[Start]

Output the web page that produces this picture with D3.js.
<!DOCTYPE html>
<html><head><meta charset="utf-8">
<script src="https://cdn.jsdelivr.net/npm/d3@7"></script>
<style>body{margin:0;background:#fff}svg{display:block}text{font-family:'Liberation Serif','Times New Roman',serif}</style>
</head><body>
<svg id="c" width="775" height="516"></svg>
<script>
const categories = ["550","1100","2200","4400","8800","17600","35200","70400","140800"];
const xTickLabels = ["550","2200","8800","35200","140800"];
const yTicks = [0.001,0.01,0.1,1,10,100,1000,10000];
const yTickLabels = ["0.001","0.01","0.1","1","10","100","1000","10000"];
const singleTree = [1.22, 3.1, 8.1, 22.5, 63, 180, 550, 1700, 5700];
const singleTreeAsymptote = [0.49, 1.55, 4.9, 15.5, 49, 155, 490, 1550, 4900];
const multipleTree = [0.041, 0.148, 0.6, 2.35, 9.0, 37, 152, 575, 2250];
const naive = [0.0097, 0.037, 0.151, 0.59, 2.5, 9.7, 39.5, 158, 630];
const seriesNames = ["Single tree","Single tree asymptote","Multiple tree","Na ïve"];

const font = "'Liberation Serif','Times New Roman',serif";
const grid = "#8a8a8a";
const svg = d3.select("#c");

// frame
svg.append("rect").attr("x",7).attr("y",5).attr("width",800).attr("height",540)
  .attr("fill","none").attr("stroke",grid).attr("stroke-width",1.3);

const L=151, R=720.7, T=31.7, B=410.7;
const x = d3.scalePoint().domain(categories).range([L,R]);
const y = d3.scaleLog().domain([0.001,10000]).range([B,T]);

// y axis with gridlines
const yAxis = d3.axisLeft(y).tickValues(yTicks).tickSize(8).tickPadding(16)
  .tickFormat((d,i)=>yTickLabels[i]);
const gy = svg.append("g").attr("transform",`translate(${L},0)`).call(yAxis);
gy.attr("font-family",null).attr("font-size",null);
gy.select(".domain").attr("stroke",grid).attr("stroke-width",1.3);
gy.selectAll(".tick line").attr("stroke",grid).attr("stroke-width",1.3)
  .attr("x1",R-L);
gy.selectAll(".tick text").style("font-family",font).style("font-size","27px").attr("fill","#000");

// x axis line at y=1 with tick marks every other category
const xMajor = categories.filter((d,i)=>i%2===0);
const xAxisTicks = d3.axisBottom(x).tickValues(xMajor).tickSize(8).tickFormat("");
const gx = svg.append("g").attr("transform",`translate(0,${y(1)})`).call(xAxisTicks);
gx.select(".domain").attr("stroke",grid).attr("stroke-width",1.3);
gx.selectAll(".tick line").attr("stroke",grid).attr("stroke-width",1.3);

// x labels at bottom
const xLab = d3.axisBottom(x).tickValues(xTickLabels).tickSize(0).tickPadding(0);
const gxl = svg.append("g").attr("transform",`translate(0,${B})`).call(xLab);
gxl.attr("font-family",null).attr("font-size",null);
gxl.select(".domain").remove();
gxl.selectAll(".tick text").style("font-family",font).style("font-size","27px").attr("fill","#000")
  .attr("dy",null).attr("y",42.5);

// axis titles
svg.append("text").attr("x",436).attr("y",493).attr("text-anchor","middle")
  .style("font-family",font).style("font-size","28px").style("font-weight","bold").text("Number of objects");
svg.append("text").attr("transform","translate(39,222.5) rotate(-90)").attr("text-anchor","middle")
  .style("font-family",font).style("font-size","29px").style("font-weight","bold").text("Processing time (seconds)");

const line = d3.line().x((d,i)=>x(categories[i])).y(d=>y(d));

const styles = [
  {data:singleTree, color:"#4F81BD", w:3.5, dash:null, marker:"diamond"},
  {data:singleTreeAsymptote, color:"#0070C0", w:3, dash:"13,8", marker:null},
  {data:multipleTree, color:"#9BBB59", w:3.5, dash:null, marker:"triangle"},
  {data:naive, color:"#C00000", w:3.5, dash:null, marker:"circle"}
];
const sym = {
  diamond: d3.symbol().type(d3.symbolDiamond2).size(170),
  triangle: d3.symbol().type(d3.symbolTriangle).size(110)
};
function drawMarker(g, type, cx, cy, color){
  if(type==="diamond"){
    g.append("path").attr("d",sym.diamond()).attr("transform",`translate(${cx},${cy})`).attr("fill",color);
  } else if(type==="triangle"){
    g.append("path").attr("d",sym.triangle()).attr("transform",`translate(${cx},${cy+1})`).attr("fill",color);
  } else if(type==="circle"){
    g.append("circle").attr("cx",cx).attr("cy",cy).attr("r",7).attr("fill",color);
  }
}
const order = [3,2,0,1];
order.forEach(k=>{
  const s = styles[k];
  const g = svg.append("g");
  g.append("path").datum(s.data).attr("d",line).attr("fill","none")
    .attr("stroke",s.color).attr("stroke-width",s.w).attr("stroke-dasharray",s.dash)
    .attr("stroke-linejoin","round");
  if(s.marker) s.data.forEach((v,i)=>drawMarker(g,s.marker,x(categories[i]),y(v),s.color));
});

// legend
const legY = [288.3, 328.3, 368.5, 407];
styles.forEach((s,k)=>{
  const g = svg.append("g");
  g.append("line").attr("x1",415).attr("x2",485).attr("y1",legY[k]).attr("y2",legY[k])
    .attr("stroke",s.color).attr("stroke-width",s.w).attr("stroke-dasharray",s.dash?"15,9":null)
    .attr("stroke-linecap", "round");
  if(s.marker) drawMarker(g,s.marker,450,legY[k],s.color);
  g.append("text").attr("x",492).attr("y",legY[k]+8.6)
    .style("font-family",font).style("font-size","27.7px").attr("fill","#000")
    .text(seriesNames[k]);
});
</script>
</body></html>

[End]

Once more, set down the full listing, verbatim.

Output the web page that produces this picture with D3.js.
<!DOCTYPE html>
<html><head><meta charset="utf-8">
<script src="https://cdn.jsdelivr.net/npm/d3@7"></script>
<style>body{margin:0;background:#fff}svg{display:block}text{font-family:'Liberation Serif','Times New Roman',serif}</style>
</head><body>
<svg id="c" width="775" height="516"></svg>
<script>
const categories = ["550","1100","2200","4400","8800","17600","35200","70400","140800"];
const xTickLabels = ["550","2200","8800","35200","140800"];
const yTicks = [0.001,0.01,0.1,1,10,100,1000,10000];
const yTickLabels = ["0.001","0.01","0.1","1","10","100","1000","10000"];
const singleTree = [1.22, 3.1, 8.1, 22.5, 63, 180, 550, 1700, 5700];
const singleTreeAsymptote = [0.49, 1.55, 4.9, 15.5, 49, 155, 490, 1550, 4900];
const multipleTree = [0.041, 0.148, 0.6, 2.35, 9.0, 37, 152, 575, 2250];
const naive = [0.0097, 0.037, 0.151, 0.59, 2.5, 9.7, 39.5, 158, 630];
const seriesNames = ["Single tree","Single tree asymptote","Multiple tree","Na ïve"];

const font = "'Liberation Serif','Times New Roman',serif";
const grid = "#8a8a8a";
const svg = d3.select("#c");

// frame
svg.append("rect").attr("x",7).attr("y",5).attr("width",800).attr("height",540)
  .attr("fill","none").attr("stroke",grid).attr("stroke-width",1.3);

const L=151, R=720.7, T=31.7, B=410.7;
const x = d3.scalePoint().domain(categories).range([L,R]);
const y = d3.scaleLog().domain([0.001,10000]).range([B,T]);

// y axis with gridlines
const yAxis = d3.axisLeft(y).tickValues(yTicks).tickSize(8).tickPadding(16)
  .tickFormat((d,i)=>yTickLabels[i]);
const gy = svg.append("g").attr("transform",`translate(${L},0)`).call(yAxis);
gy.attr("font-family",null).attr("font-size",null);
gy.select(".domain").attr("stroke",grid).attr("stroke-width",1.3);
gy.selectAll(".tick line").attr("stroke",grid).attr("stroke-width",1.3)
  .attr("x1",R-L);
gy.selectAll(".tick text").style("font-family",font).style("font-size","27px").attr("fill","#000");

// x axis line at y=1 with tick marks every other category
const xMajor = categories.filter((d,i)=>i%2===0);
const xAxisTicks = d3.axisBottom(x).tickValues(xMajor).tickSize(8).tickFormat("");
const gx = svg.append("g").attr("transform",`translate(0,${y(1)})`).call(xAxisTicks);
gx.select(".domain").attr("stroke",grid).attr("stroke-width",1.3);
gx.selectAll(".tick line").attr("stroke",grid).attr("stroke-width",1.3);

// x labels at bottom
const xLab = d3.axisBottom(x).tickValues(xTickLabels).tickSize(0).tickPadding(0);
const gxl = svg.append("g").attr("transform",`translate(0,${B})`).call(xLab);
gxl.attr("font-family",null).attr("font-size",null);
gxl.select(".domain").remove();
gxl.selectAll(".tick text").style("font-family",font).style("font-size","27px").attr("fill","#000")
  .attr("dy",null).attr("y",42.5);

// axis titles
svg.append("text").attr("x",436).attr("y",493).attr("text-anchor","middle")
  .style("font-family",font).style("font-size","28px").style("font-weight","bold").text("Number of objects");
svg.append("text").attr("transform","translate(39,222.5) rotate(-90)").attr("text-anchor","middle")
  .style("font-family",font).style("font-size","29px").style("font-weight","bold").text("Processing time (seconds)");

const line = d3.line().x((d,i)=>x(categories[i])).y(d=>y(d));

const styles = [
  {data:singleTree, color:"#4F81BD", w:3.5, dash:null, marker:"diamond"},
  {data:singleTreeAsymptote, color:"#0070C0", w:3, dash:"13,8", marker:null},
  {data:multipleTree, color:"#9BBB59", w:3.5, dash:null, marker:"triangle"},
  {data:naive, color:"#C00000", w:3.5, dash:null, marker:"circle"}
];
const sym = {
  diamond: d3.symbol().type(d3.symbolDiamond2).size(170),
  triangle: d3.symbol().type(d3.symbolTriangle).size(110)
};
function drawMarker(g, type, cx, cy, color){
  if(type==="diamond"){
    g.append("path").attr("d",sym.diamond()).attr("transform",`translate(${cx},${cy})`).attr("fill",color);
  } else if(type==="triangle"){
    g.append("path").attr("d",sym.triangle()).attr("transform",`translate(${cx},${cy+1})`).attr("fill",color);
  } else if(type==="circle"){
    g.append("circle").attr("cx",cx).attr("cy",cy).attr("r",7).attr("fill",color);
  }
}
const order = [3,2,0,1];
order.forEach(k=>{
  const s = styles[k];
  const g = svg.append("g");
  g.append("path").datum(s.data).attr("d",line).attr("fill","none")
    .attr("stroke",s.color).attr("stroke-width",s.w).attr("stroke-dasharray",s.dash)
    .attr("stroke-linejoin","round");
  if(s.marker) s.data.forEach((v,i)=>drawMarker(g,s.marker,x(categories[i]),y(v),s.color));
});

// legend
const legY = [288.3, 328.3, 368.5, 407];
styles.forEach((s,k)=>{
  const g = svg.append("g");
  g.append("line").attr("x1",415).attr("x2",485).attr("y1",legY[k]).attr("y2",legY[k])
    .attr("stroke",s.color).attr("stroke-width",s.w).attr("stroke-dasharray",s.dash?"15,9":null)
    .attr("stroke-linecap", "round");
  if(s.marker) drawMarker(g,s.marker,450,legY[k],s.color);
  g.append("text").attr("x",492).attr("y",legY[k]+8.6)
    .style("font-family",font).style("font-size","27.7px").attr("fill","#000")
    .text(seriesNames[k]);
});
</script>
</body></html>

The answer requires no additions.